There was a time when Manu Ginobili getting the ball for a corner 3-point shot with the Spurs trailing by two points in the final seconds of a game was enough to send a shiver down the spine of every opposing coach.
Milwaukee Bucks coach Jason Kidd saw Ginobili’s clutch shot-making during the ten seasons of his great NBA playing career overlap Ginobili’s, as well as his three seasons as a head coach. So, when Kawhi Leonard fired a perfect pass to Ginobili, utterly alone in the corner right in front of his team’s bench on Tuesday night, the game on the line, Kidd’s shoulders sagged and he looked down to the floor, acutely aware one of the league’s great clutch shooters could still drill a game winner, even on a night his shot had been shaky.

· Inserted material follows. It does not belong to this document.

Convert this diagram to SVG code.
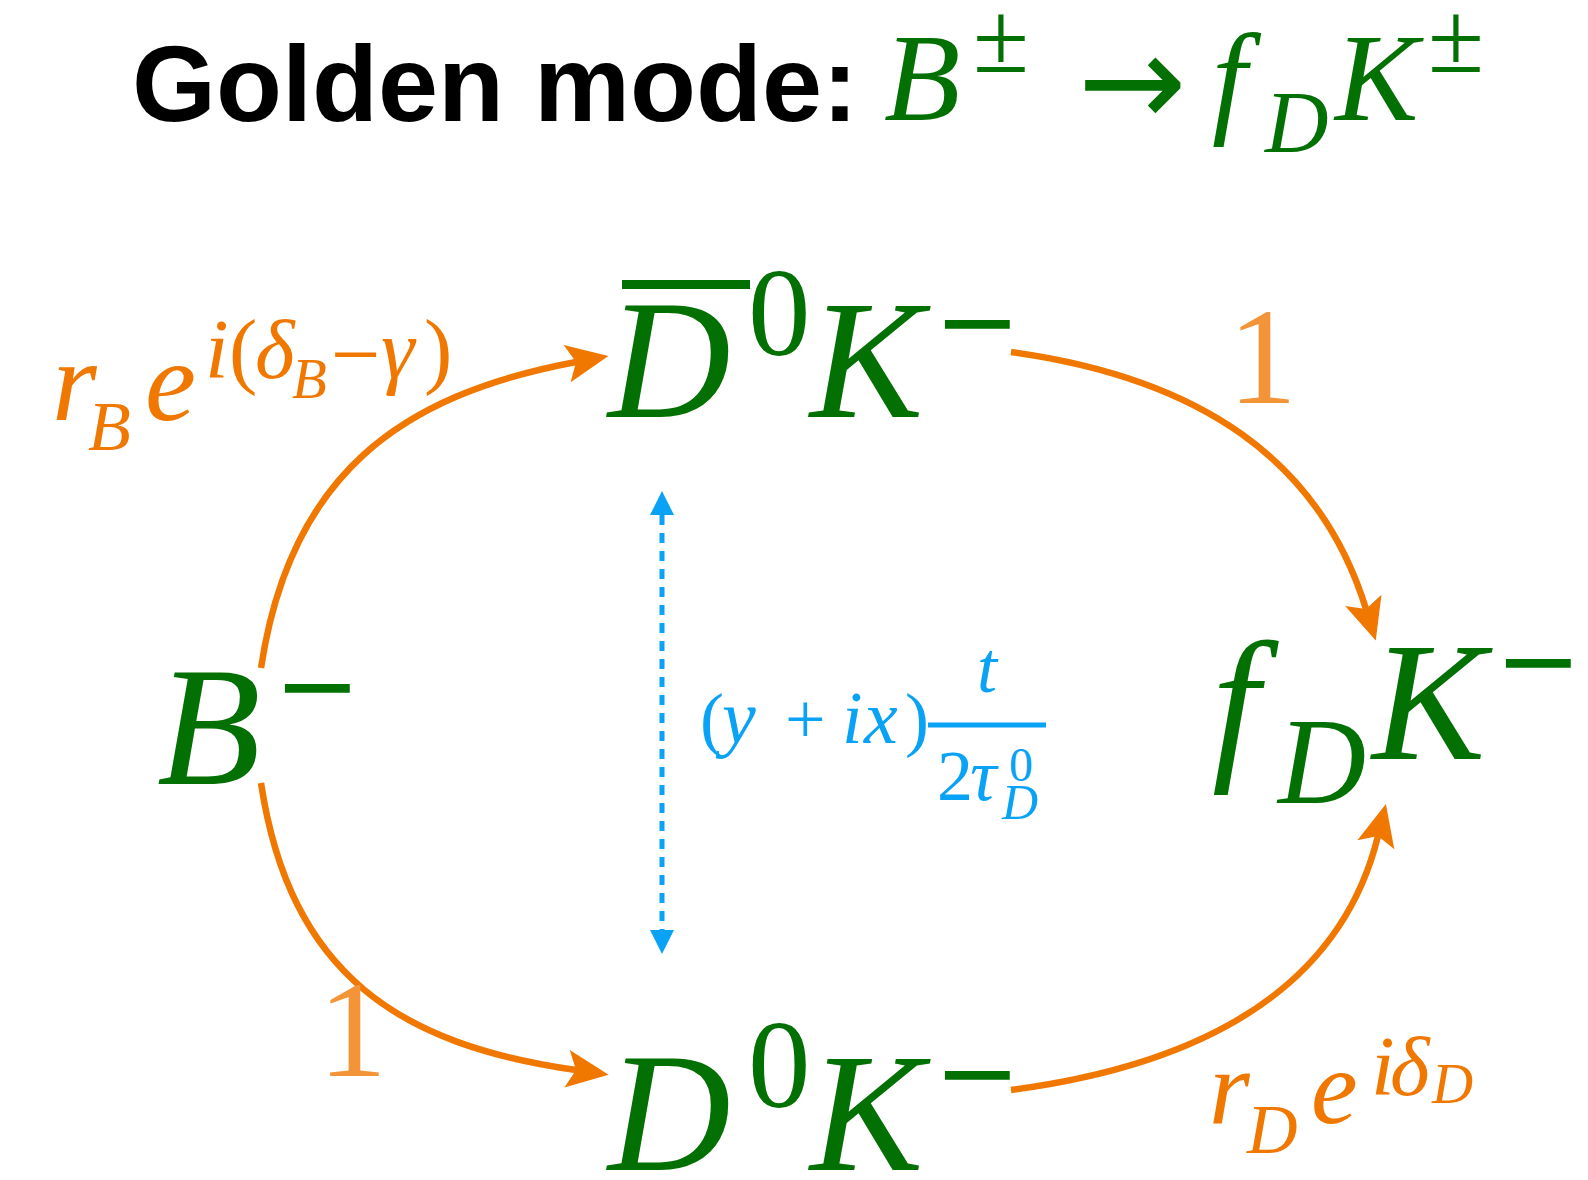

This time, Ginobili’s shot didn’t even make it to the rim. His shot clanged off the side of the backboard, allowing the Bucks to escape the AT&T Center on Tuesday night with a 109-107 victory that snapped a nine-game Spurs winning streak on their home court.
Kidd put both hands on his head, a show of relief, when Ginobili’s shot bounced harmlessly away.
Filling in for Bucks star Giannis Antetokounmpo, who played only nine minutes because of an undisclosed illness, journeyman forward Michael Beasley came off the bench to make 11-of-18 shots and lead the Bucks to the victory with 28 points. His pass to point guard Malcolm Brogdon with 1:08 remaining set up an open 3-pointer for the rookie from University of Virginia that turned out to be the game-winner for Milwaukee.
NBA games never are truly won or lost on last-second shots, and Tuesday’s wasn’t, either. Gregg Popovich knew his team’s inability to stop the Bucks in the second half is what turned the game into a make-or-miss game in the final minute.
“We didn’t want the game to come down to who makes a shot at the end of the game,” the Spurs coach said. “They made a (3-pointer) and we didn’t.
“The problem was we didn’t guard very well. Obviously, Beasley was great. We never stopped him. But, in general, our defense was not up to par. They took advantage of it, and they did a great job offensively. We talked the whole second half: ‘If we keep letting them score like that we’re going to have a big problem because it’s going to come down to who makes a shot at the end and that can always go either way.’”
Popovich shouldn’t have had to remind his players of this fact of basketball life, because they had emerged with a 97-96 win at Milwaukee’s Bradley Center on Dec. 5 when LaMarcus Aldridge made a late shot – Antetokounmpo was called for a goal tend – and Bucks forward Mirza Teletovic missed a wide-open 3-pointer at the buzzer – Popovich had been the one who departed the court shaking his head in relief after that one.
This time, the Spurs were done in by their inattention to defense in the final three of minutes of the first half and the final five minutes of the fourth.
A 13-point lead dwindled to six in the final 2:43 of the half, the Bucks getting three points on an off play that closed the period.
The Spurs had not been whistled for a single foul in the period, which gave them a foil to give, with impunity, unless committed in the act of shooting. Leonard, two-time Defensive Player of the Year, reached in to give the intentional foul as Brogdon neared mid-court, and when Brogdon wheeled and tossed the ball in the direction of the basket, referee Brian Forte ruled the foul was committed in the act of a 3-point shot.
Brogdon, an 89% free thrower, made all three shots.
“Usually, they know we’re going to foul when we have a foul to give,” Leonard said. “Things happen.”
Slicing seven points from the Spurs lead sent the Bucks to the locker room with a sense they could steal a rare win in San Antonio.
“We were only down six, so we felt we were in a good seat,” Kidd said of the late rally in the second period.
So, the game came down to the final possession, when Ginobili’s 3-pointer could have given the Spurs their second one-point win over Milwaukee this season.
The 39-year-old Spurs guard who has made more game-winning plays – shots, blocks, key passes, steals – than most players in franchise history, owned up to his last-second brick.
“I was wide open,” Ginobili. “Terrible shot
“We played poorly and the game ended up going for the one that made the big shot. We missed two in the last 14 seconds that weren’t very good and they made one. If you don’t play well things can go wrong against any team. So, it was actually pretty similar to what happened over there: They had the shot to win it from the corner and they missed.
“Sometimes, it goes your way; sometimes it goes the other way.”
And, sometimes a coach’s shoulders sag before a moment of elation.